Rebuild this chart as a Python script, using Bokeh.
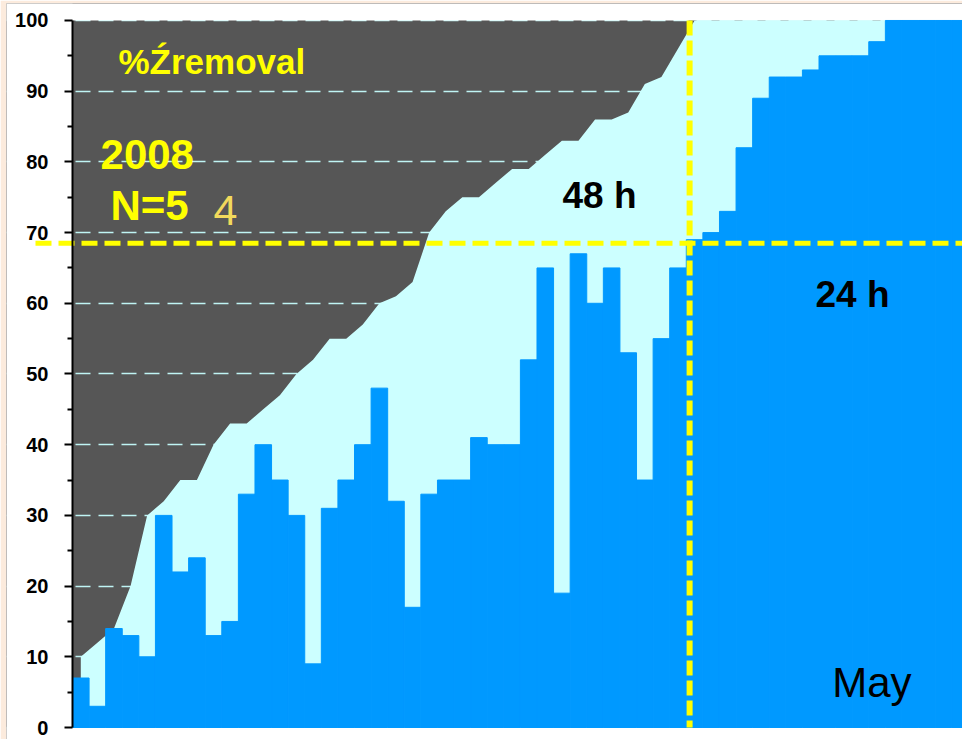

--

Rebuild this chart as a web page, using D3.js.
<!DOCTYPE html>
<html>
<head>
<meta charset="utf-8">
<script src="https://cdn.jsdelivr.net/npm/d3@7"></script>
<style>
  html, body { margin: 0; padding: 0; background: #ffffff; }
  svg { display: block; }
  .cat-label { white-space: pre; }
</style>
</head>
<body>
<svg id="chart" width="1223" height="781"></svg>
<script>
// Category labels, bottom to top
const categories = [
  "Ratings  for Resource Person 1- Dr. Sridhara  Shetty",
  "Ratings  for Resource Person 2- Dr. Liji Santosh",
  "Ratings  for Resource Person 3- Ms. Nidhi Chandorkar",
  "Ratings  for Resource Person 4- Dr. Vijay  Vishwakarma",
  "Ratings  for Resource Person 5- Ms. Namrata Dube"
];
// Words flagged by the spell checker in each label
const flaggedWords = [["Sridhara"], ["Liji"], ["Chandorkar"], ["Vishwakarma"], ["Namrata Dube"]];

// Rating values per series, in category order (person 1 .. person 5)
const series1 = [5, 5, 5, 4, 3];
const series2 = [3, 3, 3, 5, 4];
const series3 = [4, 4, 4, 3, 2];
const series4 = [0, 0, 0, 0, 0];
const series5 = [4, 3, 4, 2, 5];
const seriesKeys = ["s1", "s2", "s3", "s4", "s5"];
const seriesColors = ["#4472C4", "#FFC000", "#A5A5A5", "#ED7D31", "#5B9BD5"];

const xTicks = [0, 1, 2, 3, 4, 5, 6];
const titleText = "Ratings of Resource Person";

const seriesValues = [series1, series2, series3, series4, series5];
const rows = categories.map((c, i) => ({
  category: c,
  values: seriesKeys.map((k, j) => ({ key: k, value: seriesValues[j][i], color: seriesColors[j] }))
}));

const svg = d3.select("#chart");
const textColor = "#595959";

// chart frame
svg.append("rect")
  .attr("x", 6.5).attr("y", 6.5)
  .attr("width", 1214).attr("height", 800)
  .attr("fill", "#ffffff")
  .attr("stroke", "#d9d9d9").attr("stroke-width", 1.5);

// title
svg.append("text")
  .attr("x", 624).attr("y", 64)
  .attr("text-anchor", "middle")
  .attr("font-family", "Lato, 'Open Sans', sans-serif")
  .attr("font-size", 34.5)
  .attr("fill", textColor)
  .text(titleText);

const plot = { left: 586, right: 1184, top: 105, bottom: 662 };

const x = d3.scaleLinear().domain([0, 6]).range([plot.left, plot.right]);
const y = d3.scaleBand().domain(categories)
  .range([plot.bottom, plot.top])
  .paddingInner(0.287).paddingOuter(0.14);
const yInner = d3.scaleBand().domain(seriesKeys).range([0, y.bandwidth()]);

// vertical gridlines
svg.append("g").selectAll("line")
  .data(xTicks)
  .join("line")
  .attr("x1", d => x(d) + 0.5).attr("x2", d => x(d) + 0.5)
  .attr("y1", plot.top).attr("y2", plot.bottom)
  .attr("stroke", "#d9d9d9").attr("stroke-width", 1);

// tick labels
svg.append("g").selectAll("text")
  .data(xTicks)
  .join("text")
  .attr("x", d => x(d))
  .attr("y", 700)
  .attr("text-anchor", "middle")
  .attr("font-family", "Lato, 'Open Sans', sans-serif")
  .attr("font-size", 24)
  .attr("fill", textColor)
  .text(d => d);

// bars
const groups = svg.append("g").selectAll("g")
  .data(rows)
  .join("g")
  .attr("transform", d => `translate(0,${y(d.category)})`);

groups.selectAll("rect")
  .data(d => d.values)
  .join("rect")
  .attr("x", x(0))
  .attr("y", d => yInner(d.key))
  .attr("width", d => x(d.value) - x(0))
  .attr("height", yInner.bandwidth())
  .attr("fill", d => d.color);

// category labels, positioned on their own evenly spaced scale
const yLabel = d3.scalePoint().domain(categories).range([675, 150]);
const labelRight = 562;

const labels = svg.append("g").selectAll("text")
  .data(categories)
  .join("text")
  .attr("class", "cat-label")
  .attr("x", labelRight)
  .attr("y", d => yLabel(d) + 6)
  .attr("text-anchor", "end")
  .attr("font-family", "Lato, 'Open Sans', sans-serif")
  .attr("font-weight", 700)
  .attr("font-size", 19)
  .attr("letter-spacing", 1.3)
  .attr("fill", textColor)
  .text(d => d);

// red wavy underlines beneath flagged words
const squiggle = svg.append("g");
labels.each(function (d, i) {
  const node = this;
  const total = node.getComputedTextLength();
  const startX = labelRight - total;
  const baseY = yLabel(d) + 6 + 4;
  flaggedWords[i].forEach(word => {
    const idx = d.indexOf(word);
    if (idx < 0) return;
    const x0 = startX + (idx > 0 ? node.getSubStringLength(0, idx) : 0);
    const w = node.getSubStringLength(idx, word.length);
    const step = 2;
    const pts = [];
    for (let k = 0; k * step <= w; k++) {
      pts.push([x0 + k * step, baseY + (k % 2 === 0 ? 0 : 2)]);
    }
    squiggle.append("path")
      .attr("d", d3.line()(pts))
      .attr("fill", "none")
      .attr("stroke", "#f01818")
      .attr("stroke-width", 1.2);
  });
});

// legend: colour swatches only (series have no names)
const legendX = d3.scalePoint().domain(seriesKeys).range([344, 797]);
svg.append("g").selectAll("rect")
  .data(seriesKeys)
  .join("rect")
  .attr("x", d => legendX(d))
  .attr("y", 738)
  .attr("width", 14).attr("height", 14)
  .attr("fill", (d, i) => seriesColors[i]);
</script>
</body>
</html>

* * *

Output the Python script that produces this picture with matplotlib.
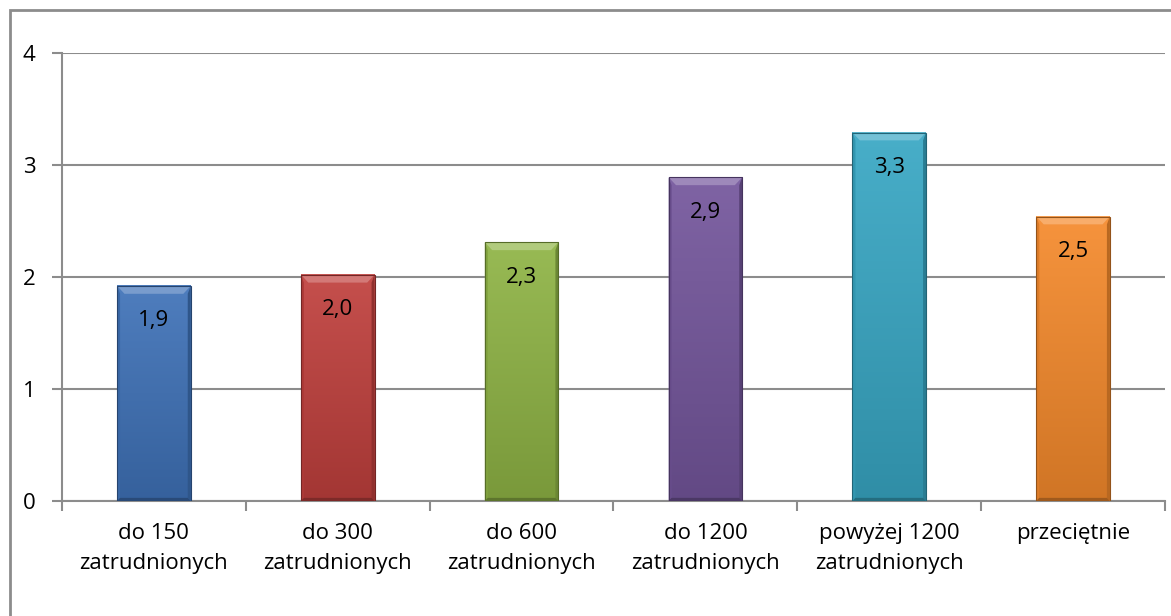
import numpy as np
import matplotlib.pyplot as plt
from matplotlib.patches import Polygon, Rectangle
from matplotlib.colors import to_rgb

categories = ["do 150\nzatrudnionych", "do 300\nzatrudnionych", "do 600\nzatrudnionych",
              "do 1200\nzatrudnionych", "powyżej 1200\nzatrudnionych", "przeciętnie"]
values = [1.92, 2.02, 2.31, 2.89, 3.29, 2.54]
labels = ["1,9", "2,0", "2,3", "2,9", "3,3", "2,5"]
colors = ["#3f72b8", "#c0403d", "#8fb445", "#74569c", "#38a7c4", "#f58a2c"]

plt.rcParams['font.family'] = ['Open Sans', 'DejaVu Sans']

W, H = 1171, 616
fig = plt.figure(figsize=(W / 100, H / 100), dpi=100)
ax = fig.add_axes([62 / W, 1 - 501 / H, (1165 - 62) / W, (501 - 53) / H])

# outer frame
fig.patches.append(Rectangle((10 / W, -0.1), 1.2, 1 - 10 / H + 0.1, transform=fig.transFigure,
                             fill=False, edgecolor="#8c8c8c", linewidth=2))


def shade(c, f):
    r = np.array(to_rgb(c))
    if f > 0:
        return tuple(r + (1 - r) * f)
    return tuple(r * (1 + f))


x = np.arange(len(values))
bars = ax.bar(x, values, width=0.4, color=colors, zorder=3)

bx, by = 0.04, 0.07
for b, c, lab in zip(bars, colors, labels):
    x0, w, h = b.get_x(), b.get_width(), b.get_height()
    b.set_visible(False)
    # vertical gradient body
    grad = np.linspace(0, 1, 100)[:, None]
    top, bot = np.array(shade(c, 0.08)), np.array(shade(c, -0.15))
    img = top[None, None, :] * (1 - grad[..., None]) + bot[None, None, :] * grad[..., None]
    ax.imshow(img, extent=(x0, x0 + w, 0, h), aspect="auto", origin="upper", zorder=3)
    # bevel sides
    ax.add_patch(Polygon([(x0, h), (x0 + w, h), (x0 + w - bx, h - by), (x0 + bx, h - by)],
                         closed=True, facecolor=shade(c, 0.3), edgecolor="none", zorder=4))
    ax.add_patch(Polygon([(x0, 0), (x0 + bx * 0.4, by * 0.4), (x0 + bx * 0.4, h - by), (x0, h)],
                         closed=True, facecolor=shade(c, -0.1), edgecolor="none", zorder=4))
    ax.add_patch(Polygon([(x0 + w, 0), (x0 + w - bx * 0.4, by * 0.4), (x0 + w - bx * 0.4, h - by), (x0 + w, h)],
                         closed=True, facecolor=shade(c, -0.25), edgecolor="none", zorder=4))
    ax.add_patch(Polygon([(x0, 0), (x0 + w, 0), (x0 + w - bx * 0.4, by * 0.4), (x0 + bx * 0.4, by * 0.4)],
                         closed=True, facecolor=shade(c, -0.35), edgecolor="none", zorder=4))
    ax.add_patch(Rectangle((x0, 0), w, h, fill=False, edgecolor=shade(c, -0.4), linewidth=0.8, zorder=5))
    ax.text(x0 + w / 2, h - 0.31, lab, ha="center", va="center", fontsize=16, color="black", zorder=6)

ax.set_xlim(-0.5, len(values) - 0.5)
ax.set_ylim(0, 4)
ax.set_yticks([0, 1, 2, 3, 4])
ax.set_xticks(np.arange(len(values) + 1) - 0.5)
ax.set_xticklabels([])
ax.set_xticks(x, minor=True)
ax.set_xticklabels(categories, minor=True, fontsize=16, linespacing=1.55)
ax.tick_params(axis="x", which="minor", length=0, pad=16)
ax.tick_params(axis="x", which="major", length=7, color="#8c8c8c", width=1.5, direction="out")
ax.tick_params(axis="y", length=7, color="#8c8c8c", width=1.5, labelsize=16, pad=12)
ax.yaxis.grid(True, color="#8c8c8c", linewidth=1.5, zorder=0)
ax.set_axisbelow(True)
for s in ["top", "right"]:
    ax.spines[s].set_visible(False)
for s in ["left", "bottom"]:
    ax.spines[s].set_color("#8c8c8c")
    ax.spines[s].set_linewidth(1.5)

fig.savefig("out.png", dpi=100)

- _EXERCISE BRIEF_: Check every line of the entries above for the word "this" and report how many lines contain it, giving the number only.

- _TASK RESPONSE_: 4